LINCOLN — Ed Poindexter, labeled a political prisoner by many civil rights advocates, died Thursday in prison after a lengthy battle with diabetes and more than a half century behind bars.

Poindexter, 79, and David Rice, who died in prison in 2016, were convicted of murder in the 1970 booby-trap bombing that killed Omaha Police Officer Larry Minard.

Ed poindexter
Ed Poindexter (Courtesy of Nebraska Department of Corrections)

The pair were members of a Black Panther-like group and their conviction, amid a period of heightened racial tensions in North Omaha, was one of the most controversial in Nebraska history.

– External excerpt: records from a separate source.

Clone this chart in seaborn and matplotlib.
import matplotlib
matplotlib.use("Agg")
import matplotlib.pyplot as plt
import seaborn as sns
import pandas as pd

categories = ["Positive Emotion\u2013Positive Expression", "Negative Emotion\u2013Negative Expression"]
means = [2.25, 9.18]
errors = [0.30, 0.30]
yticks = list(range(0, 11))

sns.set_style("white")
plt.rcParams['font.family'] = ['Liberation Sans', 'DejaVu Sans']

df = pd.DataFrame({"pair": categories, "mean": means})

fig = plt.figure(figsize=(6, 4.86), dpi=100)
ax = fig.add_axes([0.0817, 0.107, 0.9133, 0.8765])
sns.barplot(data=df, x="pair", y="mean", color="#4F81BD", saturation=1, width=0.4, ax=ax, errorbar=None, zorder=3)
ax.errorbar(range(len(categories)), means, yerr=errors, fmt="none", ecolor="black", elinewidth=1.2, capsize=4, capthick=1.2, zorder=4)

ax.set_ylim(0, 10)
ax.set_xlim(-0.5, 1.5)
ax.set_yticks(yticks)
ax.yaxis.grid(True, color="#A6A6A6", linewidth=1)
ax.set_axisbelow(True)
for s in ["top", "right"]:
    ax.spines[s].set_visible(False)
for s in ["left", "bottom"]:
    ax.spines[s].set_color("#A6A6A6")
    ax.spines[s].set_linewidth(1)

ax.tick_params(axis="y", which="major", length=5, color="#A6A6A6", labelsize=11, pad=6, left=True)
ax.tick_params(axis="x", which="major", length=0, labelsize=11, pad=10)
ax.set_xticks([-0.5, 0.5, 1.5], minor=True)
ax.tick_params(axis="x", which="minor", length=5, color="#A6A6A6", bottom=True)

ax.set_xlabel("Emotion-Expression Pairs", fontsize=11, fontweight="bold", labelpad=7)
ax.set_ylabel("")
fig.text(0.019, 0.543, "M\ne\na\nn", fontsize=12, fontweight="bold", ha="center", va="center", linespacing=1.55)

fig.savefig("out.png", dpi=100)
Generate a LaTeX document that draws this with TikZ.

Many claimed Poindexter and Rice, who adopted the name Wopashitewe Mondo Eyen we Langa, had been framed for the bombing because of their political activism.

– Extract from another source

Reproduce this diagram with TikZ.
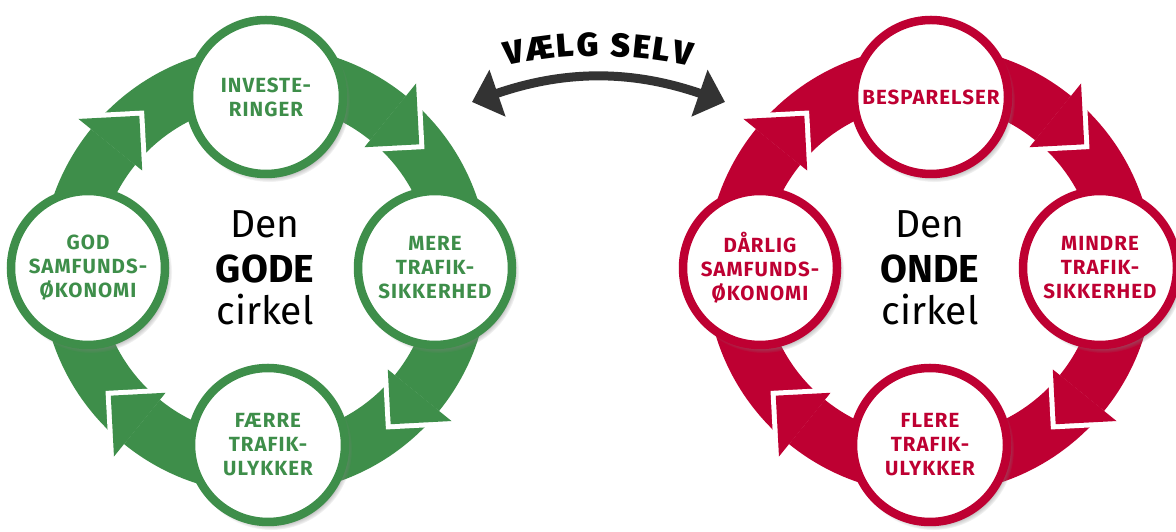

It was later revealed that the pair were targets of a controversial FBI program, COINTELPRO, to discredit and undermine such activists. Amnesty International had called for a new trial for them, labeling Poindexter and Rice “prisoners of conscience.”

Many claimed that the star witness against the pair, Duane Peak, who planted the suitcase bomb, had lied on the stand to avoid prison.

Due to the nature of politics, there was never a legitimate chance for him to be free,” said State Sen. Terrell McKinney of Poindexter on Friday.

Kietryn Zychal, a journalist who has written extensively on the case, said the case against Poindexter was “a ridiculous story,” but that the truth might never be revealed.

“I think that this is a mystery that will never be solved, unless someone who knows something comes forward and tells the truth,” Zychal said.

While the Minard family consistently maintained that the pair were rightly convicted, a “Freedom for Ed” movement was active for several years after legal appeals failed.

Last year, the Midwest Innocence Project agreed to take up his case, but was unable to visit with Poindexter, who was recovering from the amputation of a leg due to diabetes.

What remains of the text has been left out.